Tesla keeps sliding on doubts it has cash to go private

Esha Dey
Bloomberg News

Tesla Inc. slid further on Elon Musk’s acknowledgment of the hurdles standing in the way of his effort to take the company private and the emergence of another electric-car company that could be attracting interest from a key investor.

The stock tumbled as much as 5.7 percent at the open of trading Monday, as JPMorgan scrapped any modeling in its price target for the possibility that Musk will buy out some investors at $420 a share. Analyst Ryan Brinkman, who rates Tesla the equivalent of a sell, said such a deal is “potentially far from even being formally proposed.”

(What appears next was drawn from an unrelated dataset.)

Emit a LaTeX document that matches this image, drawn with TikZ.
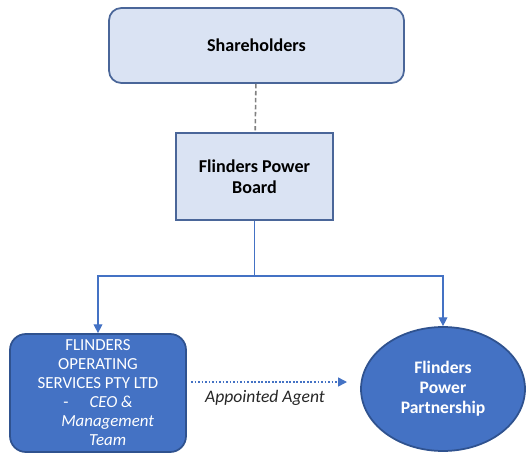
\documentclass[tikz,border=0pt]{standalone}
\usepackage{fontspec}
\setmainfont{Carlito}
\usepackage{tikz}
\usetikzlibrary{arrows.meta,positioning,shapes}
\definecolor{boxfill}{HTML}{DAE3F3}
\definecolor{boxline}{HTML}{4A6699}
\definecolor{darkfill}{HTML}{4472C4}
\definecolor{darkline}{HTML}{2F528F}
\definecolor{linkblue}{HTML}{4472C4}
\tikzset{
  lightbox/.style={draw=boxline,fill=boxfill,line width=1pt,align=center,font=\fontsize{10.3}{12}\selectfont\bfseries},
  darkbox/.style={draw=darkline,fill=darkfill,line width=1pt,align=center,text=white,font=\fontsize{9.6}{10.8}\selectfont},
  link/.style={draw=linkblue,line width=0.7pt},
  tip/.style={-{Triangle[width=5pt,length=5pt]}}
}
\begin{document}
\begin{tikzpicture}[x=0.02cm,y=-0.02cm]
\useasboundingbox (0,0) rectangle (526,452);
\node[lightbox,rounded corners=7pt,minimum width=5.9cm,minimum height=1.5cm] (share) at (256.5,45.5) {Shareholders};
%%%%%%%%%%%%%%%%
\node[lightbox,minimum width=3.14cm,minimum height=1.74cm] (board) at (254.5,176.5) {Flinders Power\\Board};
\draw [gray,line width=0.9pt,dash pattern=on 2.5pt off 1.5pt] (share) -- (board);
%%%%%%%%%%%%%%%%
\node[darkbox,rounded corners=9pt,minimum width=3.52cm,minimum height=2.36cm] (fos) at (98,393) {FLINDERS\\OPERATING\\SERVICES PTY LTD\\-\hspace{12pt}\itshape CEO \&\\\hspace*{11pt}\itshape Management\\\hspace*{11pt}\itshape Team};
\node[darkbox,ellipse,minimum width=3.28cm,minimum height=2.48cm,font=\fontsize{10}{11.4}\selectfont\bfseries] (fpp) at (443,389) {Flinders\\Power\\Partnership};
%%%%%%%%%%%%%%%%
\coordinate (split) at (254.5,276);
\draw [link] (board) -- (split);
\draw [link,tip] (split) -| (fos);
\draw [link,tip] (split) -| (fpp);
%%%%%%%%%%%%%%%%
\coordinate (agentstart) at (191,382);
\coordinate (agentend) at (347,382);
\draw [linkblue,line width=0.8pt,dash pattern=on 1pt off 1pt,tip] (agentstart) -- (agentend);
\node[text=black!85,font=\fontsize{10}{11}\selectfont\itshape] (agent) at (265,398) {Appointed Agent};
\end{tikzpicture}
\end{document}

The bearish analysis followed a report Sunday that Saudi Arabia’s sovereign wealth fund – the very investor that Musk has described as a linchpin of his plan to take Tesla private – was considering buying a stake in another U.S. electric-car company. The Saudis’ Public Investment Fund, which recently purchased almost 5 percent of Tesla, is in talks for a separate $1 billion investment in Lucid Motors Inc. that would give the fund control of that fledgling automaker, Reuters reported.

The news combined to extend the trauma of last week, when Tesla shares plummeted 14 percent, the steepest drop since February 2016. Musk, 47, gave an alarming interview to the New York Times in which he said no one reviewed his tweet about taking the company private before he posted it. His description of using a prescription drug to sleep and of the toll that leading Tesla has taken on his personal life also raised questions about the well-being of the larger-than-life chief executive officer.

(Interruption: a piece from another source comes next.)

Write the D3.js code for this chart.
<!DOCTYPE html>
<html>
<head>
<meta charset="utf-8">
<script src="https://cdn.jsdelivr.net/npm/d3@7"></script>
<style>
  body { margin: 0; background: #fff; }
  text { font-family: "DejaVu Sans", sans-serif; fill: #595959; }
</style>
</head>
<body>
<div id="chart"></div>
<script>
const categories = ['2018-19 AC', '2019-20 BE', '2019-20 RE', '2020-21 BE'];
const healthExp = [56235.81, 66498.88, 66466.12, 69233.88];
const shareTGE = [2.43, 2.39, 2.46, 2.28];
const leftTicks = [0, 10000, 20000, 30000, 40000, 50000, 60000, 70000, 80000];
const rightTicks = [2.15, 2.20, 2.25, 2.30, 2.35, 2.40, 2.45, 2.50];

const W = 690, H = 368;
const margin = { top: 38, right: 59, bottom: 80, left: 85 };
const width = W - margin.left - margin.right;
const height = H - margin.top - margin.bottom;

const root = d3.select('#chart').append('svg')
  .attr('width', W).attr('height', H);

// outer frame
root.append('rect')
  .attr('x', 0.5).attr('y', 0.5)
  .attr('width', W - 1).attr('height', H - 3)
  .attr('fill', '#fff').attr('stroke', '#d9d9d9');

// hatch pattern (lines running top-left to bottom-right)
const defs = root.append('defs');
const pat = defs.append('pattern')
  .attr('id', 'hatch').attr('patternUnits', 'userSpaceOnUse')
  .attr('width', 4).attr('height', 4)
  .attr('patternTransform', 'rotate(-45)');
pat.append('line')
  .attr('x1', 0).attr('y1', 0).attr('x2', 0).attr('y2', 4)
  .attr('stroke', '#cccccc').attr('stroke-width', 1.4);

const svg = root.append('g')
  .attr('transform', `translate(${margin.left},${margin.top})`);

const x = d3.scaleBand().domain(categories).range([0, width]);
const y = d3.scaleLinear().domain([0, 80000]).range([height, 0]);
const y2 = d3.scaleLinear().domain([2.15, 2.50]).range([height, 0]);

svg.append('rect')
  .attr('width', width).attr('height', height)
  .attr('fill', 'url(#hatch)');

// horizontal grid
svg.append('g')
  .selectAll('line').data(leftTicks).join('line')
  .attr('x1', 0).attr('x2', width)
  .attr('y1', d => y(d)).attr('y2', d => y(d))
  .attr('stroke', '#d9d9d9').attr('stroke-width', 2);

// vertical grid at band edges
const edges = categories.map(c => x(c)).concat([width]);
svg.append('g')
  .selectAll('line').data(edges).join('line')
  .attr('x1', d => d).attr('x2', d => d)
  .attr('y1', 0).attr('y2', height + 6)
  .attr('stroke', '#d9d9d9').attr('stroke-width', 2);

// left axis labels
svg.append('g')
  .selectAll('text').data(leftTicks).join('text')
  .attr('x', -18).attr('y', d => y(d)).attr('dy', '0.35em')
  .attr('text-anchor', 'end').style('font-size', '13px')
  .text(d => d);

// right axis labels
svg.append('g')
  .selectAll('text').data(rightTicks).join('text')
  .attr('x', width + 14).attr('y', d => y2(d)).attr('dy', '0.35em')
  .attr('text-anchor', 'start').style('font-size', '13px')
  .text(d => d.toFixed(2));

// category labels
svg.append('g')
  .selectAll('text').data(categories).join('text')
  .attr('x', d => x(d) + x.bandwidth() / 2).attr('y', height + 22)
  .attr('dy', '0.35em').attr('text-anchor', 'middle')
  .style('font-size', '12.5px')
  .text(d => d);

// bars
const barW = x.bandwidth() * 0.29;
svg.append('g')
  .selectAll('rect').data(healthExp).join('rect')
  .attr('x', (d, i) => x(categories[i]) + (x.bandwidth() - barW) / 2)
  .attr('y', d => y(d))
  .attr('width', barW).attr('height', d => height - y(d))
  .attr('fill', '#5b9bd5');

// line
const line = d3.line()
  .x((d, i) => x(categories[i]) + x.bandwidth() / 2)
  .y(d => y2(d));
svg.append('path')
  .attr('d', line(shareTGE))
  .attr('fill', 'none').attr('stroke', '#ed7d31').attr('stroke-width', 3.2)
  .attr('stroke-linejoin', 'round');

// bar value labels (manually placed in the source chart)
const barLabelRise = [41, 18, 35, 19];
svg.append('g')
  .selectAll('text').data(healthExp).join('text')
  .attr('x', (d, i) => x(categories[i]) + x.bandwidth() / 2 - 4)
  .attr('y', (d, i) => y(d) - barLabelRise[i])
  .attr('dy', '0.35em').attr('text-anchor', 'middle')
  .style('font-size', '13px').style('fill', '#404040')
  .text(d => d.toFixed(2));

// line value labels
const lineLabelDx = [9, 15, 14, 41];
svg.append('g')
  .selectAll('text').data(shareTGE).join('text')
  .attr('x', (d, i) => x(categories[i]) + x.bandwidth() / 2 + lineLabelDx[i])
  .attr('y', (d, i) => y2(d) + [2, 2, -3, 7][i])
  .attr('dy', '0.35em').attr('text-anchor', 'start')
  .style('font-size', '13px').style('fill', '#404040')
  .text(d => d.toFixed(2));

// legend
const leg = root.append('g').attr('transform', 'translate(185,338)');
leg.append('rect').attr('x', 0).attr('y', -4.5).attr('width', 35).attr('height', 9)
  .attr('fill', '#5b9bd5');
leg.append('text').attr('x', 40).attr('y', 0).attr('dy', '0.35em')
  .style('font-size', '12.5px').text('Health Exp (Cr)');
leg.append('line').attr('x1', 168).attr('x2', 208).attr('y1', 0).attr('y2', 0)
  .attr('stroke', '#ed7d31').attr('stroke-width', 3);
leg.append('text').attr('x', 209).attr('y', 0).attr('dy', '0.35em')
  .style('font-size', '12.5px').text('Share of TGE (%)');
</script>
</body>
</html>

Tesla shares pared early declines and were down 3 percent to $296.33 as of 9:45 a.m. in New York. Last week’s rout wiped out the stock’s year-to-date gain.

Brinkman, who had hiked his price target on Tesla to $308 after Musk’s initial take-private tweet on Aug. 7, dropped it back to the earlier level of $195. He cited the CEO’s Aug. 13 blog post in which he said the Saudi PIF had asked for more information about how the transaction could be pulled off.

“We now believe that such a process appears much less developed than we had earlier presumed,” Brinkman wrote in a note to clients. Taking Tesla private may be “more along the lines of high level intention” than a firm plan, the analyst said, so formally incorporating it into valuation analysis “seems premature at this time.”